If this is the opposite of the revivalist notion of Sanskritised education, there is more to break away from India's past. At the core of Indian education, even the English education of the colonial scheme, sat the tradition notions of caste; education was for a certain role in the society, for a certain privilege, which is essentially conceived as moving away from the necessity of physical labour, of the requirement of doing anything by oneself. The lessons of caste lives on in the very Indian aspiration that an education must make one a manager. Restoring the dignity of work, which is also somewhat undermined in the modern global education based on the mantra of service economy, will be one key departure that an Indian education must make. This is needed not just as a moral thing (the moral imperative of breaking away from the caste mindset will be there) but also pragmatic, because, as Richard Sennett will argue, skills are usually formed with patient work of a persistent nature, and alienation, which is one of the key impediments of creativity and imagination at work, can only be overcome with an identification with one's object of labour. In the Indian context, it is not the mechanics of industrial production, but the hierarchical notions of labour and work embedded in education alienates the person and impedes creativity.

 Finally, an Indian education must be based on a realistic expectation and appraisal of India's role in the global economic system. The false rhetoric of India's emergence as a world leader should be discarded in favour of a practical quest for creating a good life for its own citizens. Abstract as this may sound, such quest may entail discarding the ideals of free consumption at the core of Western education system, because that may indeed be impractical, financially and environmentally, to provide for hundreds of millions of Indian aspirants, and finding ways of sustainable and productive ways of living a better life. And, to do so, indeed, one needs to take a global view, understand the economic, political and environmental challenges that we collectively face, and the common effort that one must pool together to create prosperity in the future (which will be different from the experiences of the industrial revolution).

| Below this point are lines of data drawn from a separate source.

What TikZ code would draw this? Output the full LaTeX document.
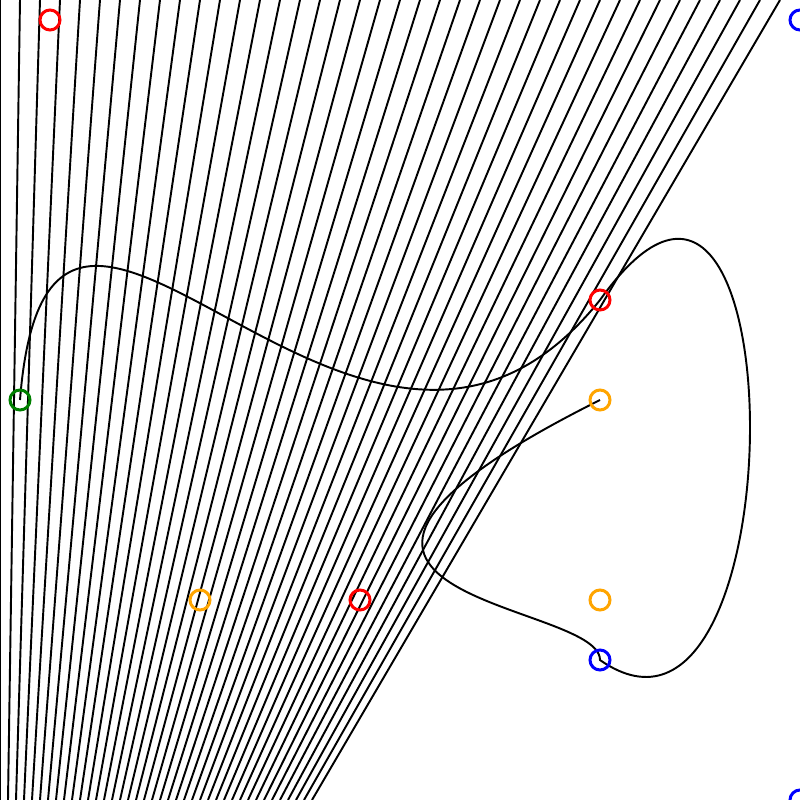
\documentclass[tikz,border=0pt]{standalone}
\definecolor{cred}{RGB}{255,0,0}
\definecolor{cblue}{RGB}{0,0,255}
\definecolor{cgreen}{RGB}{0,128,0}
\definecolor{corange}{RGB}{255,165,0}
\tikzset{
  fanline/.style={line width=0.55pt,black},
  curveline/.style={line width=0.55pt,black},
  ctrl/.style={line width=0.85pt,draw=#1},
}
\begin{document}
\begin{tikzpicture}[x=0.01cm,y=-0.01cm]
\useasboundingbox (0,0) rectangle (800,800);
\clip (0,0) rectangle (800,800);
\fill[white] (0,0) rectangle (800,800);
% fan of lines
\foreach \i in {0,...,39}{
  \draw[fanline] (20*\i,0) -- (8*\i,800);
}
% control points
\coordinate (s) at (20,400);
\coordinate (a1) at (50,20);
\coordinate (a2) at (360,600);
\coordinate (p1) at (600,300);
\coordinate (b1) at (800,20);
\coordinate (b2) at (800,800);
\coordinate (p2) at (600,660);
\coordinate (c1) at (600,600);
\coordinate (c2) at (200,600);
\coordinate (p3) at (600,400);
% curve
\draw[curveline] (s) .. controls (a1) and (a2) .. (p1)
                     .. controls (b1) and (b2) .. (p2)
                     .. controls (c1) and (c2) .. (p3);
% markers
\draw[ctrl=cgreen] (s) circle[radius=10];
\draw[ctrl=cred] (a1) circle[radius=10];
\draw[ctrl=cred] (a2) circle[radius=10];
\draw[ctrl=cred] (p1) circle[radius=10];
\draw[ctrl=cblue] (b1) circle[radius=10];
\draw[ctrl=cblue] (b2) circle[radius=10];
\draw[ctrl=cblue] (p2) circle[radius=10];
\draw[ctrl=corange] (c1) circle[radius=10];
\draw[ctrl=corange] (c2) circle[radius=10];
\draw[ctrl=corange] (p3) circle[radius=10];
\end{tikzpicture}
\end{document}
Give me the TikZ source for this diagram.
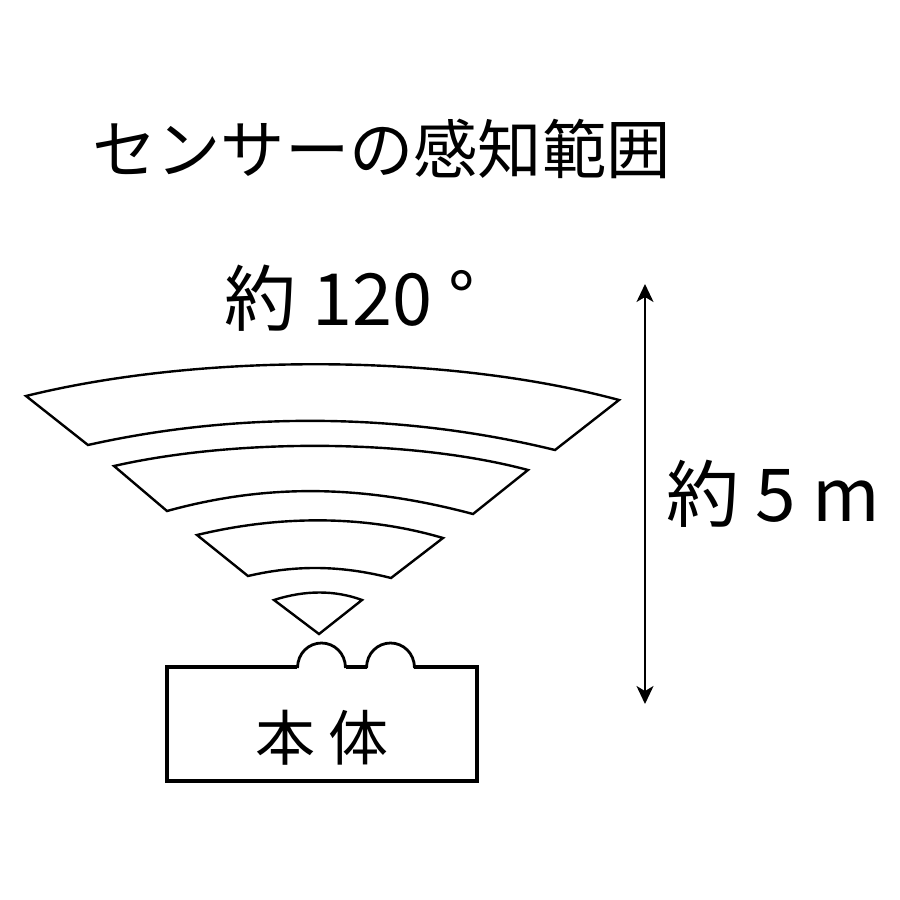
\documentclass[tikz,border=0pt]{standalone}
\usepackage{fontspec}
\usetikzlibrary{arrows.meta}
\newfontfamily\cjk{Noto Sans CJK JP}
\tikzset{
  px/.style={x=1pt,y=-1pt},
  wave/.style={draw=black,line width=2.4pt,line join=miter,fill=white},
  boxline/.style={draw=black,line width=3.6pt,line join=miter},
  bump/.style={draw=black,line width=2.8pt},
  lbl/.style={inner sep=0pt,outer sep=0pt,anchor=center,text=black},
  dim/.style={draw=black,line width=2pt,{Stealth[length=18pt,width=17pt,inset=5pt]}-{Stealth[length=18pt,width=17pt,inset=5pt]}}
}
\begin{document}
\begin{tikzpicture}[px]
\useasboundingbox (0,0) rectangle (900,900);
\fill[white] (0,0) rectangle (900,900);
\node[lbl] (title) at (381.5,149) {\fontsize{64.3}{64.3}\selectfont\cjk センサーの感知範囲};
\node[lbl] (angle) at (350,298) {\fontsize{72}{72}\selectfont\cjk 約 120 °};
\node[lbl] (dist) at (773,494) {\fontsize{73}{73}\selectfont\cjk 約 5 m};
\draw[wave] (26,396) .. controls (200,353) and (445,353) .. (619,400) -- (555,450) .. controls (400,412) and (235,412) .. (88,445) -- cycle;
\draw[wave] (114,466) .. controls (235,438.5) and (410,438.5) .. (528,470) -- (473,514) .. controls (360,484) and (265,484) .. (167,511) -- cycle;
\draw[wave] (197,535) .. controls (280,515) and (365,515) .. (443,538) -- (391,578) .. controls (340,565) and (295,565) .. (248,576) -- cycle;
\draw[wave] (274,600) .. controls (305,590) and (335,590) .. (362,600) -- (319,634) -- cycle;
\draw[boxline] (297,667) -- (167,667) -- (167,781) -- (477,781) -- (477,667) -- (414,667);
\draw[boxline] (346,667) -- (367,667);
\draw[bump] (297.5,668) .. controls (297.5,653) and (309,643) .. (321.5,643) .. controls (334,643) and (345.5,653) .. (345.5,668);
\draw[bump] (366.5,668) .. controls (366.5,653) and (378,643) .. (390.5,643) .. controls (403,643) and (414.5,653) .. (414.5,668);
\node[lbl] (body) at (322,738) {\fontsize{60}{60}\selectfont\cjk 本 体};
\coordinate (top) at (645,284);
\coordinate (bot) at (645,704);
\draw[dim] (top) -- (bot);
\end{tikzpicture}
\end{document}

So, in summary, India needs an education system which addresses its uniqueness, but this does not mean going back to the past. Rather the opposite, it will require overcoming the constraints imposed by its past and tackling its present and future challenges, such as fostering tolerance and accepting diversity, and developing skills and promoting the ideals of good work. An Indian Education system must also seek ways to ensure prosperity within the constraints set by the global economic system, and break away from the notions of a re-run of industrial revolution: It must seek to create a sustainable path to prosperity within the reality of a global late industrial civilisation.